Columns of interest do not contain missing values. Thus there is no further need for data cleaning.

## 4. Evaluation

### 4.1. How do price densities and distributions differ in disctricts and what does that tell us?

#### 4.1.1 Analyze and Visualize Data

In [None]:
# Use violinplot to show price density and distribution
violins=sns.violinplot(data=df, x='neighbourhood_group', y='price')
violins.set_xticklabels(violins.get_xticklabels(), rotation=90)
violins.set_title('Price density and distribution per district');

#### 4.1.2. Interpretation of violin plot:
- Many expensive objects can found in central and expensive districts such as Mitte, Charlottenburg-Wilmersdorf and Pankow.
- Although containing central and lively neighbourhoods, many rather cheap places can be found in Neukölln.

### 4.2. Are there places to book at the periphery of Berlin and where can the most expensive places be found?

#### 4.2.1 Let's draw a scatter plot to show the geographic distribution of expensive and less expensive Airbnb places within Berlin

In [None]:
# Calculate the height-width-ratio to draw a map with correct proportions
spread_longitude = max(df['longitude']) - min(df['longitude'])
spread_latitude  = max(df['latitude'])  - min(df['latitude'])
ratio = spread_longitude / spread_latitude
size = 8

# Draw a map with scatter plot
scatter = df.plot(kind='scatter', 
                 x='longitude', 
                 y='latitude', 
                 c='price', 
                 cmap=plt.get_cmap('flare'), 
                 figsize=(ratio*size, size))

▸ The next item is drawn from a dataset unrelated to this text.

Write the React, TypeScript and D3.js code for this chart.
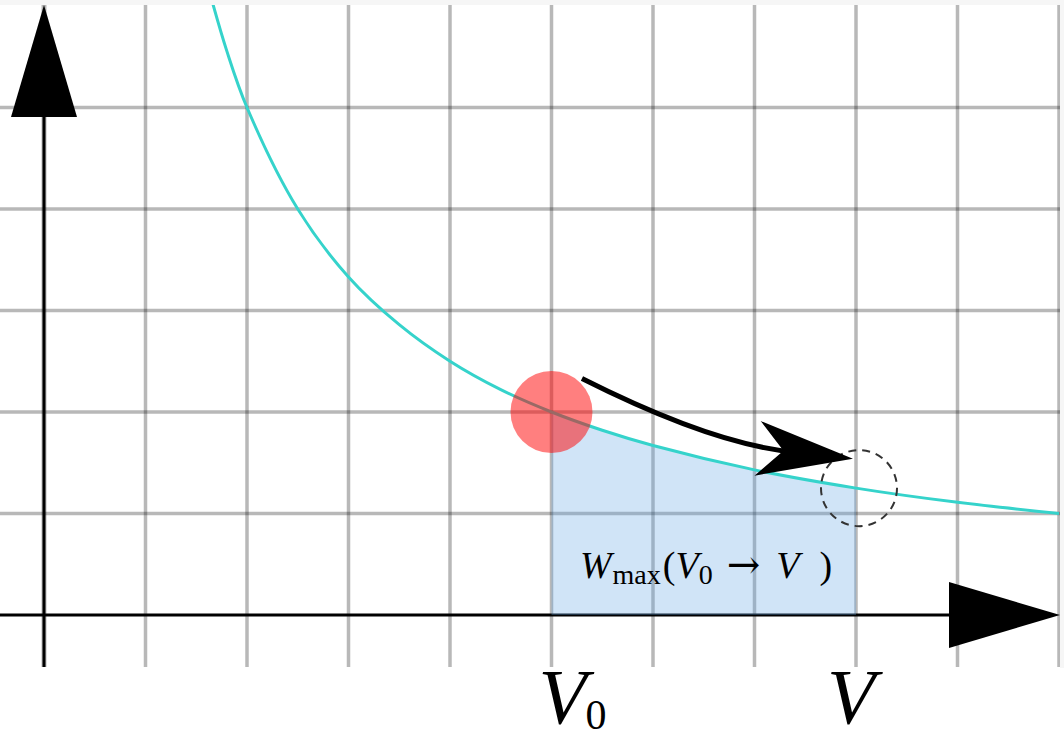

#### 4.2.2. Interpretation of scatter plot:

- According to the map there are several places to book at the periphery of Berlin.
- The most expensive places can be found in central neighbourhoods. 
- Nonetheless you can also find expensive places at the periphery.

### 4.3. What are the districts with most listings?

#### 4.3.1 Let's draw a horizontal bar chart to answer that question

In [None]:
# Define the plotting function
def draw_horizontal_bars(column_name, title, x_label):
    '''
    This function counts the values of a given column, 
    sort is from top to bottom and draws a horizonzal bar chart.
    
    Input:
        column name, chart title, x axis label
    Output:
        bar chart
    '''
    listings = df[column_name].value_counts().sort_values(ascending=True)
    listings.plot.barh()
    plt.title(title)
    plt.xlabel(x_label)
    plt.show()
    
# Call function
column_name = 'neighbourhood_group'
title = "Listings by district"
x_label = 'Listings'

draw_horizontal_bars(column_name, title, x_label)

#### 4.3.2 Interpretation of bar plot:
- The district with most listings is Friedrichshain-Kreuzberg, followed by other districts with central neighbourhoods. 
- Periphery districts have far less listings.